Je reviens en Europe, « notre patrie » — comme disait Æneas Sivius au xve siècle. Qu’est-ce qu’on y écrit sur ce sujet ? Je trouve plusieurs dizaines d’ouvrages publiés en deux mois, dans toutes nos langues, sur l’intégration de l’Europe et sur les relations nouvelles à établir entre une Europe unie et le tiers-monde. Pleins d’idées et de chiffres, d’un optimisme sobre, d’un réalisme constructif. Les taux d’accroissement de la production et de l’exportation battent tous nos records. Sauf en Italie, le chômage a disparu, en dépit des progrès de l’automation. Une confiance nouvelle, née des promesses du Marché commun et de ses premiers succès, permet de multiplier les ententes industrielles, sans plus tenir compte des frontières. L’OCDE annonce une expansion globale de 50 % pour l’ensemble atlantique d’ici dix ans… L’Amérique avait donc raison ?

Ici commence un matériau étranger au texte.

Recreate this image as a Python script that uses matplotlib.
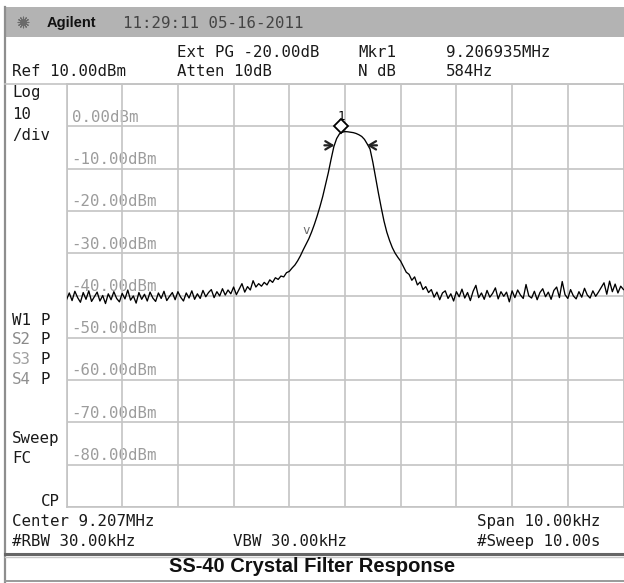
import numpy as np
import matplotlib.pyplot as plt
from matplotlib.patches import Rectangle

# analyzer settings
center_mhz = 9.207
span_khz = 10.0
ref_dbm = 10.0
db_per_div = 10.0
marker_mhz = 9.206935
ndb_bw_khz = 0.584

# swept trace, offset from center in kHz
freq_khz = np.linspace(-span_khz / 2, span_khz / 2, 201)
trace_dbm = [
    -41.0, -39.4, -41.2, -39.0, -40.5, -41.6, -39.3, -40.9, -38.9, -41.4,
    -40.3, -39.2, -41.3, -40.0, -41.9, -39.6, -41.0, -39.1, -40.7, -41.5,
    -39.5, -40.8, -38.7, -41.1, -40.1, -41.8, -39.3, -40.9, -39.7, -41.3,
    -39.2, -40.6, -41.4, -39.4, -40.7, -39.0, -41.2, -40.2, -39.3, -41.0,
    -39.1, -40.4, -41.3, -39.4, -40.6, -38.9, -40.9, -39.6, -40.7, -38.8,
    -40.3, -39.3, -38.6, -40.5, -39.1, -40.1, -38.4, -39.9, -38.7, -39.6,
    -38.0, -39.8, -38.5, -37.2, -39.2, -37.9, -38.7,
    -36.5, -38.0, -37.2, -37.8, -36.9, -37.5, -36.3, -36.9, -35.8, -36.2,
    -35.4, -35.6, -34.6, -34.3, -33.5, -32.8, -31.8, -30.6, -29.2, -27.9,
    -26.6, -25.0, -23.2, -21.2, -19.0, -16.6, -13.8, -11.0, -7.8, -4.8,
    -2.9, -1.8, -1.4, -1.25, -1.3, -1.4, -1.5, -1.7, -2.0, -2.4,
    -3.1, -4.2, -5.4, -8.5, -12.2, -15.8, -19.2, -22.4, -25.0, -27.0,
    -28.7, -30.0, -31.0, -31.9, -33.2, -34.5, -35.0, -36.4, -35.6, -37.5,
    -36.8, -38.6, -37.9, -39.3,
    -38.6, -40.4, -39.2, -41.0, -39.4, -38.9, -40.7, -39.6, -41.3, -39.1,
    -40.3, -38.5, -40.6, -39.3, -41.2, -39.0, -37.6, -40.5, -39.4, -40.9,
    -38.8, -40.4, -39.5, -38.2, -40.8, -39.1, -40.2, -39.2, -41.5, -38.9,
    -40.5, -38.7, -39.9, -40.7, -37.4, -40.1, -40.6, -39.0, -41.0, -39.3,
    -38.4, -40.3, -39.2, -40.9, -38.8, -38.0, -40.5, -36.7, -39.8, -40.7,
    -38.6, -40.1, -40.8, -39.1, -40.4, -38.3, -39.9, -40.6, -38.9, -40.2,
    -39.2, -38.1, -37.0, -39.7, -36.6, -39.1, -37.3, -39.4, -37.8, -38.6,
]
ndb_level = -4.5
ndb_left_khz = -0.19

W, H = 624, 583
MONO = 'DejaVu Sans Mono'
FS = 11.3

fig = plt.figure(figsize=(W / 100, H / 100), dpi=100)

# background layer in pixel coordinates
bg = fig.add_axes([0, 0, 1, 1])
bg.set_xlim(0, W)
bg.set_ylim(H, 0)
bg.axis('off')

bg.add_patch(Rectangle((5, 7), W - 5, 30, color='#b3b3b3', lw=0))
bg.plot([5, 5], [7, H], color='#8e8e8e', lw=1.6)
bg.plot([5, W], [84, 84], color='#c4c4c4', lw=1.2)
bg.plot([5, W], [554, 554], color='#666666', lw=2.2)
bg.plot([5, W], [556.5, 556.5], color='#c8c8c8', lw=1.0)
bg.plot([5, W], [581, 581], color='#9a9a9a', lw=1.4)

# logo + header
bg.scatter([22.5], [22], marker=(12, 2, 0), s=60, color='#6a6a6a', lw=0.8)
bg.text(47, 27.5, 'Agilent', family='Liberation Sans', weight='bold',
        fontsize=10.5, va='baseline', color='#111111')
bg.text(123, 27.5, '11:29:11 05-16-2011', family=MONO, fontsize=FS,
        va='baseline', color='#444444')


def txt(x, y, s, color='#1a1a1a', ha='left'):
    bg.text(x, y, s, family=MONO, fontsize=FS, va='baseline', ha=ha, color=color)


txt(177, 57, 'Ext PG -20.00dB')
txt(358, 57, 'Mkr1')
txt(446, 57, f'{marker_mhz:.6f}MHz')
txt(12, 76.5, f'Ref {ref_dbm:.2f}dBm')
txt(177, 76.5, 'Atten 10dB')
txt(358, 76.5, 'N dB')
txt(446, 76.5, f'{ndb_bw_khz * 1000:.0f}Hz')

txt(12, 97, 'Log')
txt(12, 119, f'{db_per_div:.0f}')
txt(12, 140, '/div')

txt(12, 325, 'W1')
txt(41, 325, 'P')
for label, y, c in [('S2', 344, '#8a8a8a'), ('S3', 364, '#a0a0a0'), ('S4', 384, '#909090')]:
    txt(12, y, label, color=c)
    txt(41, y, 'P')
txt(12, 443, 'Sweep')
txt(12, 463, 'FC')
txt(60, 506, 'CP', ha='right')

txt(12, 526, f'Center {center_mhz:.3f}MHz')
txt(12, 546, '#RBW 30.00kHz')
txt(233, 546, 'VBW 30.00kHz')
txt(477, 526, f'Span {span_khz:.2f}kHz')
txt(477, 546, '#Sweep 10.00s')

bg.text(W / 2, 572, 'SS-40 Crystal Filter Response', family='Liberation Sans',
        weight='bold', fontsize=14.5, ha='center', va='baseline', color='#111111')

# graticule
x0, x1, y0, y1 = 66.5, 623.5, 84, 507
ax = fig.add_axes([x0 / W, 1 - y1 / H, (x1 - x0) / W, (y1 - y0) / H])
ax.set_facecolor('none')
ax.set_xlim(-span_khz / 2, span_khz / 2)
ax.set_ylim(ref_dbm - 10 * db_per_div, ref_dbm)
ax.set_xticks(np.arange(-5, 5.01, 1))
ax.set_yticks(np.arange(-90, 10.01, 10))
ax.grid(True, color='#c4c4c4', lw=1.2)
ax.tick_params(length=0, labelleft=False, labelbottom=False)
for side in ['top', 'right', 'bottom', 'left']:
    ax.spines[side].set_color('#c4c4c4')
    ax.spines[side].set_linewidth(1.2)

levels = np.arange(0, -81, -10)
for lv in levels:
    ax.text(-4.91, lv + 1.1, f'{lv:.2f}dBm', family=MONO, fontsize=FS,
            color='#9c9c9c', va='baseline', zorder=1)

ax.plot(freq_khz, trace_dbm, color='black', lw=0.95, zorder=3)

# marker 1
mk_khz = (marker_mhz - center_mhz) * 1000
mk_dbm = np.interp(mk_khz, freq_khz, trace_dbm)
ax.plot([mk_khz], [mk_dbm + 1.7], marker='D', ms=7, mfc='white', mec='black',
        mew=1.3, zorder=4)
ax.text(mk_khz, mk_dbm + 3.9, '1', family=MONO, fontsize=9, ha='center',
        va='center', zorder=4)

# N dB bandwidth arrows
ndb_right_khz = ndb_left_khz + ndb_bw_khz
arrow = dict(arrowstyle='->,head_length=0.5,head_width=0.3', lw=1.6,
             color='#222222', shrinkA=0, shrinkB=0)
ax.annotate('', xy=(ndb_left_khz, ndb_level), xytext=(ndb_left_khz - 0.18, ndb_level),
            arrowprops=arrow, zorder=4)
ax.annotate('', xy=(ndb_right_khz, ndb_level), xytext=(ndb_right_khz + 0.18, ndb_level),
            arrowprops=arrow, zorder=4)

ax.text(-0.69, -24.6, 'v', family=MONO, fontsize=9, color='#6a6a6a',
        ha='center', va='center', zorder=4)

fig.savefig('out.png', dpi=100, facecolor='white')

Mais voici un ouvrage, un seul, qui contredit brutalement tout le reste. Il proclame que l’Europe est « foutue », qu’elle est « en grand danger de crever », qu’elle « agonise », qu’elle a fait « eau de toutes parts », qu’elle est « au plus bas », que « c’est la fin » et que nous voici tous « enchaînés, humiliés, malades de peur ». Ce n’est pas un expert, esclave des faits, qui nous dit cela, mais un éloquent moraliste, Jean-Paul Sartre ; et sa fureur ne jaillit pas d’un quelconque examen des évidences, mais de la lecture d’un pamphlet qui l’a mis dans tous ses états. Il le préface et il exhorte « les Européens » à le lire, au nom du raisonnement suivant : tous les Européens sont complices du colonialisme criminel ; donc cette lecture leur fera honte, et la honte pousse à la révolution ; or la révolution guérit de tous les maux par la violence qu’elle fait subir à leurs fauteurs et qu’elle permet à leurs victimes de libérer. Joignons donc le FLN, les Angolais et autres Balubas qui « massacrent à vue les Européens ». Car, ce faisant, « ils font l’histoire de l’homme », et nous serons ainsi du bon côté.
Je n’invente pas : je cite et je condense cette dialectique humanitaire qui nous offre « un moyen de guérir l’Europe » en nous faisant tous passer dans le camp de ses ennemis. Ceux-ci n’auront qu’à nous assassiner « pour devenir hommes », on le précise à la page 17. Au pire, ils n’auront plus personne sur qui tirer. D’où fin des guerres. Ce nouveau plan de paix perpétuelle est fait pour éblouir par sa logique brutale certaine jeunesse dégoûtée de nos « valeurs » et qui exige grands cris son lavage de cerveau.
« Voici des siècles qu’au nom d’une prétendue aventure spirituelle l’Europe étouffe la quasi-totalité de l’humanité. » Cette phrase résume la thèse de l’auteur du volume, le Martiniquais Frantz Fanon. Sartre la cite et il ajoute, impressionné : « Ce ton est neuf. »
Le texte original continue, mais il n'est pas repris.